Presentation Abstract

Title: C01.4 - Mapping of two human genomes with a single molecule nanochannel array platform for genome-wide structural variation analysis and de novo sequence assembly
Keywords: genome mapping; de novo sequence assembly; genome-wide structural variation analysis
Authors: P. Y. Kwok1, Y. Y. Y. Lai1, A. C. Y. Mak1, E. T. Lam2, J. Silbert3, T. P. Kwok4, J. W. Li4, A. K. Y. Leung4, J. J. K. Wu5, A. K. Y. Yim4, A. Poon1, C. Chu1, C. Lin1, M. Requa2, A. Hastie2, T. Anantharaman2, H. VanSteenhouse2, H. Dai2, F. Trintchouk2, M. Saghbini2, M. Austin2, K. Haden2, H. Cao2, S. M. Yiu5, K. Y. Yip4, T. F. Chan4, M. Xiao3;
1University of California, San Francisco, San Francisco, CA, United States, 2BioNano Genomics, San Diego, CA, United States, 3Drexel University, Philadelphia, PA, United States, 4Chinese University of Hong Kong, Shatin, Hong Kong, 5University of Hong Kong, Hong Kong, Hong Kong.
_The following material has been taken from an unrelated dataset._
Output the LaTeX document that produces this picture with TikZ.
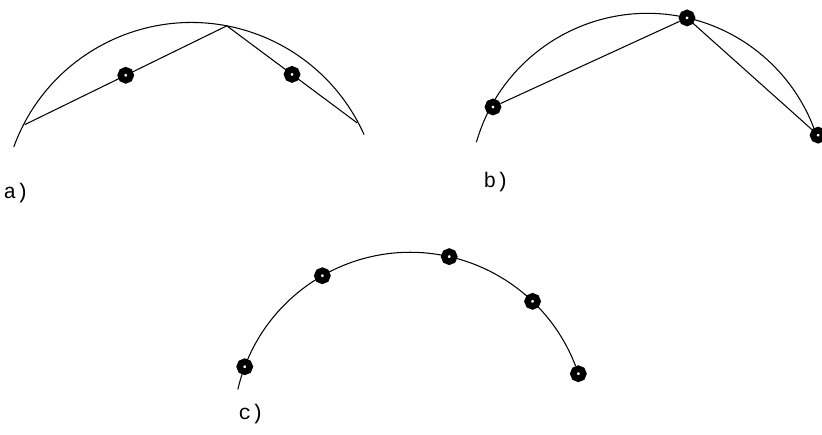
\documentclass[tikz,border=0pt]{standalone}
\usepackage{fontspec}
\newfontfamily\tagfont{Liberation Mono}
\usetikzlibrary{calc}
\tikzset{
  bead/.style={circle, draw, line width=5.5pt, fill=white, minimum size=0.3cm, inner sep=0pt},
  tag/.style={font=\tagfont\fontsize{18}{18}\selectfont, anchor=west, inner sep=0pt}
}
\begin{document}
\begin{tikzpicture}[x=0.03cm, y=0.03cm, line width=0.9pt]
    \useasboundingbox (0,0) rectangle (822,434);
    % Define coordinates
    \coordinate (Ca) at (191.4,222.5);
    \coordinate (Cb) at (649.4,242.1);
    \coordinate (Cc) at (410.3,4.7);

    % a) two chords, beads at their midpoints
    \draw ($(Ca)+(160:189)$) arc[start angle=160, end angle=24, radius=189];
    \coordinate (a1) at ($(Ca)+(152.5:188)$);
    \coordinate (a2) at ($(Ca)+(79.2:189)$);
    \coordinate (a3) at ($(Ca)+(28.1:188)$);
    \draw (a1) -- (a2) -- (a3);
    \node[bead] (am1) at ($(a1)!0.5!(a2)$) {};
    \node[bead] (am2) at ($(a2)!0.5!(a3)$) {};
    \node[tag] (ta) at (3,241) {a)};

    % b) beads on the arc, joined by chords
    \draw ($(Cb)+(164:180)$) arc[start angle=164, end angle=18.6, radius=178];
    \node[bead] (b1) at ($(Cb)+(151.5:178)$) {};
    \node[bead] (b2) at ($(Cb)+(77.8:178)$) {};
    \node[bead] (b3) at ($(Cb)+(18.6:178)$) {};
    \draw (b1) -- (b2) -- (b3);
    \node[tag] (tb) at (483,252) {b)};

    % c) beads on the arc only
    \draw ($(Cc)+(167:177)$) arc[start angle=167, end angle=21, radius=177];
    \foreach \ang [count=\i] in {159.3, 119.8, 77.3, 46.3, 18.3}
        \node[bead] (c\i) at ($(Cc)+(\ang:177)$) {};
    \node[tag] (tc) at (238,20) {c)};
\end{tikzpicture}
\end{document}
Abstract: Despite recent advances in base-calling accuracy and read length, de novo genome assembly and structural variant analysis using ‘short read’ shotgun sequencing remain challenging. We have developed a new approach that utilizes highly parallel nanochannel arrays in which many thousands of very long single DNA molecules are linearized and imaged. This novel approach is automated on the Irys System and can scan the entire genome rapidly to generate physical maps that provide a more comprehensive view of the genome. Here we describe the genome maps of the first two diploid human genomes constructed using this approach. Two members of a CEPH-CEU trio (father and daughter, NA12891 and NA12878, respectively) genotyped and sequenced extensively as part of the International HapMap and 1000 Genomes Projects were mapped to 50X coverage with long (150 kb to >500 kb) DNA fragments fluorescently labeled at Nt.BspQI (GCTCTTCN/) sites. The resultant sequence motif maps are used to resolve haplotypes, identify structural variations, and assist in de novo sequence assembly of these two individuals. Particularly complex genomic loci, such as the major histocompatibility (MHC) region are well characterized with these maps. Our results show that the DNA sequence of these two individuals differ significantly from the reference human genome sequence and confirm the majority of the structural variants identified previously. In addition, new structural variants not detected by next-generation sequencing are easily identified. The genome mapping approach is simple and can be performed in any modern molecular genetic laboratory.